Dáil debates
Wednesday, 3 December 2025
National Training Fund (Amendment) Bill 2025: Report and Final Stages
12:05 pm
James Lawless (Kildare North, Fianna Fail)
Gabhaim buíochas leis an Teachta for the amendment. I thank him for his engagement on this matter on Committee Stage and again today. I fully understand the intention behind the amendment.
If accepted, the amendment would impose a procurement condition on contractors to provide apprenticeships or training opportunities for NTF-funded works related to the acquisition of land, premises, furniture or equipment and the upgrade, construction, reconstruction, repair, maintenance, etc., of premises. I am unable to accept the amendment. I have looked at and engaged on it and I have taken advice on it, including legal advice from the Attorney General and advice from the Office of Government Procurement.

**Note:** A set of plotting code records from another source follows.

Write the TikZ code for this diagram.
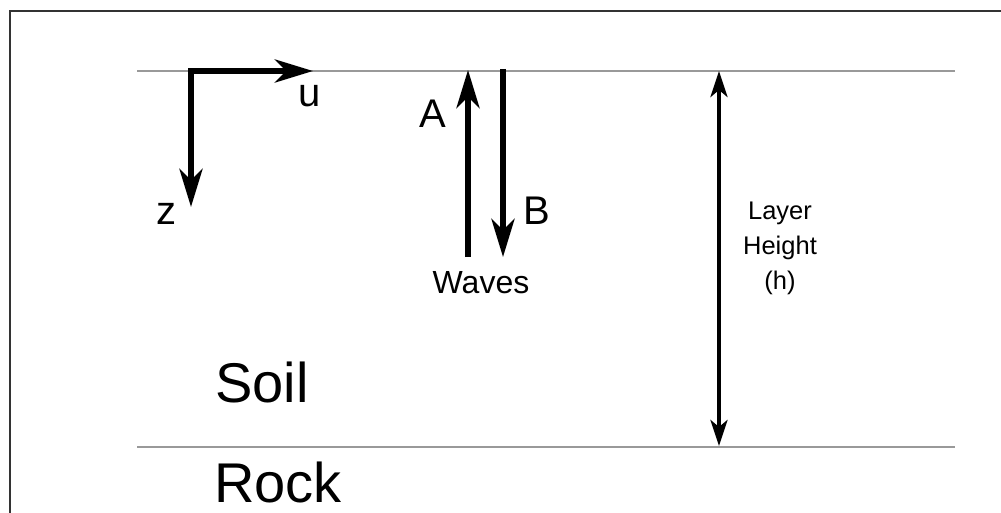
\documentclass[tikz,border=0pt]{standalone}
\usepackage{fontspec}
\setmainfont{Liberation Sans}
\usetikzlibrary{arrows.meta}
\begin{document}
\begin{tikzpicture}[x=1pt,y=-1pt,
  boundary/.style={draw=black!40, line width=1.6pt},
  bigarrow/.style={line width=5.5pt, -{Stealth[length=38pt,width=23pt,inset=11pt]}},
  dimarrow/.style={line width=4pt, {Stealth[length=26pt,width=17pt,inset=7pt]}-{Stealth[length=26pt,width=17pt,inset=7pt]}},
  lbl/.style={anchor=base, inner sep=0pt, font=\fontsize{40}{44}\selectfont},
  biglbl/.style={anchor=base, inner sep=0pt, font=\fontsize{56}{60}\selectfont},
  smalllbl/.style={anchor=base, inner sep=0pt, font=\fontsize{32}{36}\selectfont},
  dimlbl/.style={anchor=base, inner sep=0pt, align=center, font=\fontsize{25.5}{35}\selectfont},
]
\useasboundingbox (0,0) rectangle (1001,513);
\fill[white] (0,0) rectangle (1001,513);
% frame
\draw[line width=2pt, black!80] (9.5,513) -- (9.5,11.5) -- (1001,11.5);
% boundaries
\coordinate (topL) at (137,71);
\coordinate (topR) at (955,71);
\coordinate (botL) at (137,447);
\coordinate (botR) at (955,447);
\draw[boundary] (topL) -- (topR);
\draw[boundary] (botL) -- (botR);
% axes
\coordinate (corner) at (191,71);
\coordinate (uend) at (313,71);
\coordinate (zend) at (191,207);
\draw[bigarrow] ([xshift=-2.75pt]corner) -- (uend);
\draw[bigarrow] (corner) -- (zend);
\node[lbl] (u) at (310,107) {u};
\node[lbl] (z) at (166,225) {z};
% waves
\coordinate (Abot) at (468,257);
\coordinate (Atop) at (468,70);
\coordinate (Btop) at (503,69);
\coordinate (Bbot) at (503,257);
\draw[bigarrow] (Abot) -- (Atop);
\draw[bigarrow] (Btop) -- (Bbot);
\node[lbl] (A) at (433,128) {A};
\node[lbl] (B) at (537,225) {B};
\node[smalllbl] (waves) at (481,293) {Waves};
% layer height
\coordinate (htop) at (719,71);
\coordinate (hbot) at (719,446);
\draw[dimarrow] (htop) -- (hbot);
\node[dimlbl] (h) at (780,289) {Layer\\Height\\(h)};
% materials
\node[biglbl] (soil) at (262,402) {Soil};
\node[biglbl] (rock) at (278,502) {Rock};
\end{tikzpicture}
\end{document}
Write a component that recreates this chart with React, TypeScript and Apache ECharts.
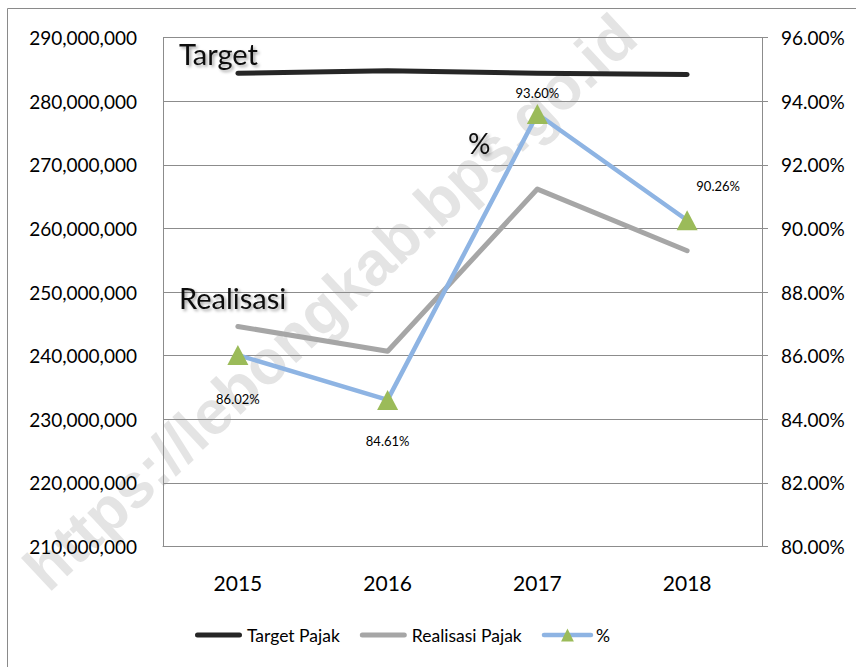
import React, { useEffect, useRef } from "react";
import * as echarts from "echarts";

const years = ["2015", "2016", "2017", "2018"];
const targetPajak = [284400000, 284800000, 284400000, 284200000];
const realisasiPajak = [244600000, 240700000, 266200000, 256500000];
const persen = [86.02, 84.61, 93.6, 90.26];
const persenLabelOffsets: [number, number][] = [
  [0, 44],
  [0, 41],
  [0, -21],
  [31, -34],
];

const FONT = "Lato, 'Open Sans', sans-serif";

function fmtInt(v: number) {
  return Math.round(v).toString().replace(/\B(?=(\d{3})+(?!\d))/g, ",");
}

export default function App() {
  const ref = useRef<HTMLDivElement>(null);
  useEffect(() => {
    if (!ref.current) return;
    const chart = echarts.init(ref.current, null, { renderer: "svg" });
    const gridColor = "#8c8c8c";
    const shadowText = {
      fill: "#111",
      fontFamily: FONT,
      textShadowColor: "rgba(0,0,0,0.35)",
      textShadowBlur: 3,
      textShadowOffsetX: 2,
      textShadowOffsetY: 2,
    };
    const barIcon = "path://M2.5 0H44.5A2.5 2.5 0 0 1 44.5 5H2.5A2.5 2.5 0 0 1 2.5 0Z";
    chart.setOption({
      animation: false,
      backgroundColor: "#ffffff",
      textStyle: { fontFamily: FONT },
      grid: { left: 163, right: 94, top: 37.7, bottom: 120.5, containLabel: false },
      xAxis: {
        type: "category",
        data: years,
        boundaryGap: true,
        axisLine: { show: true, lineStyle: { color: gridColor, width: 1 } },
        axisTick: { show: false },
        axisLabel: { color: "#000", fontSize: 21, margin: 25, fontFamily: FONT },
        splitLine: { show: false },
      },
      yAxis: [
        {
          type: "value",
          min: 210000000,
          max: 290000000,
          interval: 10000000,
          axisLine: { show: true, lineStyle: { color: gridColor, width: 1 } },
          axisTick: { show: false },
          axisLabel: {
            color: "#000",
            fontSize: 19,
            margin: 26,
            fontFamily: FONT,
            formatter: (v: number) => fmtInt(v),
          },
          splitLine: { show: true, lineStyle: { color: gridColor, width: 1 } },
        },
        {
          type: "value",
          position: "right",
          min: 80,
          max: 96,
          interval: 2,
          axisLine: { show: true, lineStyle: { color: gridColor, width: 1 } },
          axisTick: { show: true, inside: false, length: 6, lineStyle: { color: gridColor } },
          axisLabel: {
            color: "#000",
            fontSize: 19,
            margin: 19,
            fontFamily: FONT,
            formatter: (v: number) => v.toFixed(2) + "%",
          },
          splitLine: { show: false },
        },
      ],
      legend: {
        left: 190,
        top: 621,
        itemWidth: 47,
        itemHeight: 16,
        itemGap: 20,
        textStyle: { color: "#000", fontSize: 17.5, fontFamily: FONT },
        lineStyle: { width: "inherit" },
        data: [
          { name: "Target Pajak", icon: barIcon },
          { name: "Realisasi Pajak", icon: barIcon },
          { name: "%" },
        ],
      },
      graphic: [
        {
          type: "text",
          x: 330,
          y: 302,
          rotation: 0.75,
          z: -10,
          style: {
            text: "https://lebongkab.bps.go.id",
            fill: "#e4e4e4",
            font: "bold 62px 'Liberation Sans', Arial, sans-serif",
            textAlign: "center",
            textVerticalAlign: "middle",
          },
        },
        {
          type: "rect",
          shape: { x: 7.5, y: 8.5, width: 900, height: 700 },
          style: { fill: "none", stroke: "#8a8a8a", lineWidth: 1 },
          z: 1,
        },
        {
          type: "text",
          left: 179,
          top: 39,
          z: 10,
          style: { ...shadowText, text: "Target", fontSize: 29 },
        },
        {
          type: "text",
          left: 179,
          top: 283,
          z: 10,
          style: { ...shadowText, text: "Realisasi", fontSize: 29 },
        },
        {
          type: "text",
          left: 468,
          top: 129,
          z: 10,
          style: { ...shadowText, text: "%", fontSize: 28 },
        },
      ],
      series: [
        {
          name: "Target Pajak",
          type: "line",
          yAxisIndex: 0,
          data: targetPajak,
          symbol: "none",
          z: 3,
          lineStyle: { color: "#262626", width: 5, cap: "round", join: "round" },
          itemStyle: { color: "#262626" },
        },
        {
          name: "Realisasi Pajak",
          type: "line",
          yAxisIndex: 0,
          data: realisasiPajak,
          symbol: "none",
          z: 3,
          lineStyle: { color: "#A6A6A6", width: 5, cap: "round", join: "round" },
          itemStyle: { color: "#A6A6A6" },
        },
        {
          name: "%",
          type: "line",
          yAxisIndex: 1,
          z: 4,
          data: persen.map((v, i) => ({
            value: v,
            label: { offset: persenLabelOffsets[i] },
          })),
          symbol: "triangle",
          symbolSize: [21, 20],
          showAllSymbol: true,
          lineStyle: { color: "#8EB4E3", width: 4.5, cap: "round", join: "round" },
          itemStyle: { color: "#9BBB59" },
          label: {
            show: true,
            position: "inside",
            color: "#000",
            fontSize: 13,
            fontFamily: FONT,
            formatter: (p: any) => p.value.toFixed(2) + "%",
          },
        },
      ],
    });
    return () => chart.dispose();
  }, []);
  return (
    <div
      ref={ref}
      style={{ position: "absolute", left: 0, top: 0, width: 856, height: 667 }}
    />
  );
}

I will set out the reasons I cannot accept it. Essentially, Ireland's public procurement framework is a matter of EU law as well as domestic law. The awarding of contracts must be conducted in accordance with the general principles of EU law, emanating from the case law of the CJEU, including principles of non-discrimination, equal treatment, proportionality, transparency and mutual recognition.
Closer to home, the Office of Government Procurement has provided guidance in the area. In 2023, it issued an information note on apprenticeships and public procurement. These guidelines are based on established Government policy, which envisaged the adoption of any conditionality in respect of apprenticeship to be on a case-by-case basis, rather than being enshrined in legislation, which would be very restrictive and could create a risk of unintended consequences. It could be considered discriminatory or disproportionate and may lack flexibility for different types of tender, contractor or contracting authorities. I know this is not the intention but it could have the result of excluding smaller contractors and the supply chains which flow from them, which could reduce competition and undermine opportunities for SMEs to get involved. There would also be a need for an SME test and full regulatory impact analysis to be performed, which would be quite a complication and take considerable time. Unfortunately, it would require significant re-examination to consider accepting it and extensive legal parameters would have to be explored, along with a regulatory impact analysis. All of those other measures would have to be considered.
The guidance note on public procurement is something that can be examined. We can look at whether there are ways outside of a legislative amendment to achieve the same goal without binding legislation but by including within the guidance note some of the intention of the amendment, which is very fair.
On apprenticeships more broadly, the Deputy is right they should never be seen as second best or a second-choice option. It was interesting to look at our neighbours across the water in the UK. Prime Minister Starmer had a goal that one in every two students would progress to university and recently revised that at his party conference. The goal is now, rather than one in every two going to university, two in every three will go on to either university or an apprenticeship. That is exactly the right approach. They are not equal and opposite but are equally valid and strong career paths.
The Deputy knows because we have engaged on this a number of times in policy debates that there are many apprenticeships now across a range of areas. I think we are up to 78 apprenticeship courses, having started in the low 20s or 30s not so many years ago. It continues to broaden and I continue to be amazed when I visit training centres around the country at the range of apprenticeships available, everything from cybersecurity to planning digital marketing and wind turbine maintenance. New areas are being identified all the time. My Department is continuing to explore further opportunities to create apprenticeships and using that tried and trusted methodology as a pathway into careers across many areas.
I agree with the Deputy on advancing and supporting them as a career pathway but, unfortunately, I cannot accept the amendment for the reasons outlined.